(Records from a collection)
________

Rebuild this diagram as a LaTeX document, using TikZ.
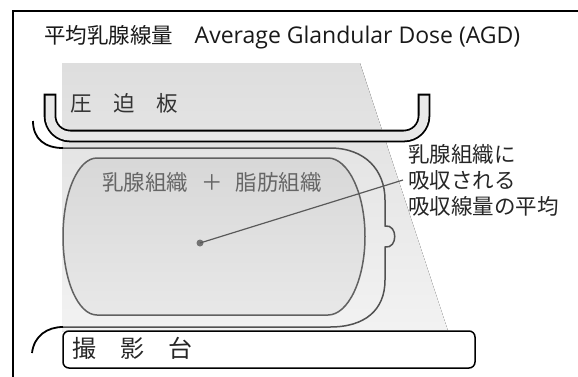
\documentclass[tikz,border=0pt]{standalone}
\usepackage{fontspec}
\newfontfamily\jp{Noto Sans CJK JP}
\newfontfamily\lat{Open Sans}
\usetikzlibrary{positioning}

\begin{document}
\begin{tikzpicture}[x=1pt,y=-1pt,
  every node/.style={inner sep=0pt,font=\jp\fontsize{21.5}{26}\selectfont},
  beam/.style={top color=gray!26,bottom color=gray!10},
  skinline/.style={draw=black!68,line width=1.5pt},
  bodyline/.style={draw=black,line width=1.8pt},
  gland/.style={draw=black!62,line width=1.5pt,top color=gray!31,bottom color=gray!18},
  paddle/.style={line width=1.8pt,double=gray!18,double distance=9pt,line cap=rect,rounded corners=20pt},
  tablebox/.style={draw=black,line width=1.5pt,fill=white,rounded corners=6pt},
  pointer/.style={draw=black!65,line width=1.2pt}]
 \useasboundingbox (0,0) rectangle (578,376);
 \clip (0,0) rectangle (578,376);
 % x-ray field
 \fill[beam] (62,63) -- (360,63) -- (448,331) -- (62,331) -- cycle;
 % breast
 \draw[skinline] (63,148) -- (330,148) .. controls (365,148) and (385,170) .. (385,200) -- (385,226)
   .. controls (398,224) and (398,249) .. (385,247) -- (385,280)
   .. controls (385,310) and (365,327) .. (330,327) -- (63,327);
 \draw[bodyline] (33,121) .. controls (33,139) and (45,148) .. (63,148);
 \draw[bodyline] (32,353) .. controls (34,336) and (47,327) .. (63,327);
 \draw[gland] (97,158) -- (328,158) .. controls (348,158) and (365,193) .. (365,236.5)
   .. controls (365,280) and (348,315) .. (328,315) -- (97,315)
   .. controls (78,315) and (63,280) .. (63,236.5) .. controls (63,193) and (78,158) .. (97,158) -- cycle;
 % paddle and table
 \draw[paddle] (50,100) |- (424,136) -- (424,100);
 \draw[tablebox] (63,331) rectangle (475,368);
 % labels
 \node[anchor=west,text=black!90] (title) at (44,37) {平均乳腺線量　{\lat\fontsize{23}{26}\selectfont Average Glandular Dose (AGD)}};
 \node[anchor=west,text=black!80] (paddlelabel) at (70,103) {圧　迫　板};
 \node[anchor=west,text=black!85,font=\jp\fontsize{24}{28}\selectfont] (tablelabel) at (72,348) {撮　影　台};
 \node[anchor=west,text=black!60] (glandlabel) at (102,182) {乳腺組織\hspace{0.6em}＋\hspace{0.6em}脂肪組織};
 \node[circle,fill=black!55,minimum size=7pt] (avg) at (200,243) {};
 \node[anchor=west,align=left,inner xsep=5pt,text=black!85] (note) at (403,180) {乳腺組織に\\吸収される\\吸収線量の平均};
 \draw[pointer] (avg.center) -- (note.west);
 % frame
 \draw[line width=1.5pt] (13,380) -- (13,11) -- (582,11);
\end{tikzpicture}
\end{document}
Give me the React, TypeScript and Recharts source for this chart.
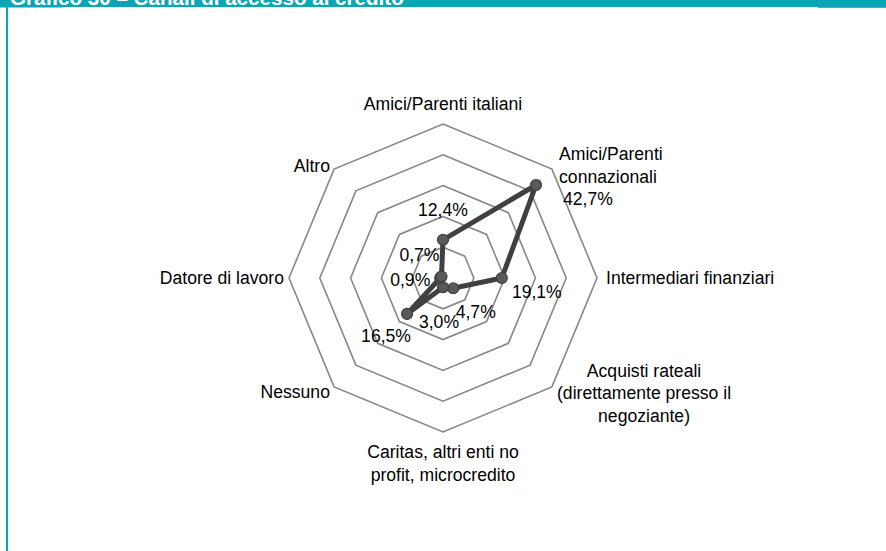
import React from 'react';
import { RadarChart, Radar, PolarGrid, PolarAngleAxis, PolarRadiusAxis } from 'recharts';

// ---- data ----
const title = 'Grafico 30 – Canali di accesso al credito';
const categories = [
  'Amici/Parenti italiani',
  'Amici/Parenti\nconnazionali',
  'Intermediari finanziari',
  'Acquisti rateali\n(direttamente presso il\nnegoziante)',
  'Caritas, altri enti no\nprofit, microcredito',
  'Nessuno',
  'Datore di lavoro',
  'Altro',
];
const values = [12.4, 42.7, 19.1, 4.7, 3.0, 16.5, 0.9, 0.7];
const radiusDomain = [0, 50];
const radiusTickCount = 6;

const data = categories.map((c, i) => ({ category: c, value: values[i] }));

// ---- layout / style ----
const W = 886;
const H = 551;
const TEAL = '#0AA6B6';
const FONT = '"Liberation Sans", Arial, sans-serif';
const FS = 17.6;
const LH = 22.6;

// category label placement relative to the tick point the library gives
const CAT_LAYOUT: { anchor: 'start' | 'middle' | 'end'; dx: number; dy: number }[] = [
  { anchor: 'middle', dx: 0, dy: -6 },
  { anchor: 'start', dx: 1.5, dy: -3 },
  { anchor: 'start', dx: 1, dy: 6 },
  { anchor: 'middle', dx: 86.5, dy: -16 },
  { anchor: 'middle', dx: 0, dy: 18 },
  { anchor: 'end', dx: 1.5, dy: 5.5 },
  { anchor: 'end', dx: 3, dy: 6 },
  { anchor: 'end', dx: 1.5, dy: 8.5 },
];
// value label placement relative to each point
const VAL_LAYOUT: { anchor: 'start' | 'middle' | 'end'; dx: number; dy: number }[] = [
  { anchor: 'middle', dx: 0, dy: -24 },
  { anchor: 'start', dx: 27, dy: 20 },
  { anchor: 'middle', dx: 35, dy: 20 },
  { anchor: 'middle', dx: 22.5, dy: 30 },
  { anchor: 'middle', dx: -4, dy: 41 },
  { anchor: 'middle', dx: -21, dy: 28 },
  { anchor: 'middle', dx: -30, dy: 8 },
  { anchor: 'middle', dx: -22, dy: -15 },
];

const fmt = (v: number) => v.toFixed(1).replace('.', ',') + '%';

const CategoryTick = (props: any) => {
  const { x, y, payload } = props;
  const idx = typeof props.index === 'number' ? props.index : categories.indexOf(payload.value);
  const lay = CAT_LAYOUT[idx] || { anchor: 'middle', dx: 0, dy: 0 };
  const lines = String(payload.value).split('\n');
  return (
    <text
      x={x + lay.dx}
      y={y + lay.dy}
      textAnchor={lay.anchor}
      fontFamily={FONT}
      fontSize={FS}
      fill="#000"
    >
      {lines.map((l, i) => (
        <tspan key={i} x={x + lay.dx} y={y + lay.dy + i * LH}>
          {l}
        </tspan>
      ))}
    </text>
  );
};

const DotWithLabel = (props: any) => {
  const { cx, cy, index } = props;
  const lay = VAL_LAYOUT[index];
  return (
    <g key={`dot-${index}`}>
      <circle cx={cx} cy={cy} r={5.5} fill="#595959" stroke="#3f3f3f" strokeWidth={1.2} />
      <text
        x={cx + lay.dx}
        y={cy + lay.dy}
        textAnchor={lay.anchor}
        fontFamily={FONT}
        fontSize={FS}
        fill="#000"
      >
        {fmt(values[index])}
      </text>
    </g>
  );
};

export default function App() {
  return (
    <div
      style={{
        position: 'absolute',
        left: 0,
        top: 0,
        width: W,
        height: H,
        background: '#fff',
        overflow: 'hidden',
      }}
    >
      <RadarChart
        width={W}
        height={H}
        data={data}
        cx={443}
        cy={278}
        outerRadius={154}
        startAngle={90}
        endAngle={-270}
        margin={{ top: 0, right: 0, bottom: 0, left: 0 }}
      >
        <PolarGrid gridType="polygon" radialLines={false} stroke="#878787" strokeWidth={1.6} />
        <PolarRadiusAxis
          type="number"
          domain={radiusDomain}
          tickCount={radiusTickCount}
          tick={false}
          axisLine={false}
        />
        <PolarAngleAxis dataKey="category" tick={<CategoryTick />} tickLine={false} axisLine={false} />
        <Radar
          dataKey="value"
          stroke="#404040"
          strokeWidth={5}
          fill="none"
          fillOpacity={0}
          dot={(p: any) => <DotWithLabel {...p} />}
          isAnimationActive={false}
        />
      </RadarChart>
      <svg
        width={W}
        height={H}
        style={{ position: 'absolute', left: 0, top: 0, pointerEvents: 'none' }}
      >
        <rect x={0} y={0} width={W} height={7} fill={TEAL} />
        <rect x={0} y={0} width={63} height={7.5} fill={TEAL} />
        <rect x={818} y={0} width={68} height={7.8} fill={TEAL} />
        <rect x={6} y={0} width={2} height={H} fill={TEAL} />
        <text x={10} y={4.5} fontFamily={FONT} fontWeight="bold" fontSize={20.6} fill="#fff">
          {title}
        </text>
      </svg>
    </div>
  );
}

________

• [Work required] Go back to the listing above and reproduce, exactly, the stretch from the line bearing "Give me the" through the line bearing "const data = categories.map((c, i)", without its pictures.

• [Expected output]
Give me the React, TypeScript and Recharts source for this chart.
import React from 'react';
import { RadarChart, Radar, PolarGrid, PolarAngleAxis, PolarRadiusAxis } from 'recharts';

// ---- data ----
const title = 'Grafico 30 – Canali di accesso al credito';
const categories = [
  'Amici/Parenti italiani',
  'Amici/Parenti\nconnazionali',
  'Intermediari finanziari',
  'Acquisti rateali\n(direttamente presso il\nnegoziante)',
  'Caritas, altri enti no\nprofit, microcredito',
  'Nessuno',
  'Datore di lavoro',
  'Altro',
];
const values = [12.4, 42.7, 19.1, 4.7, 3.0, 16.5, 0.9, 0.7];
const radiusDomain = [0, 50];
const radiusTickCount = 6;

const data = categories.map((c, i) => ({ category: c, value: values[i] }));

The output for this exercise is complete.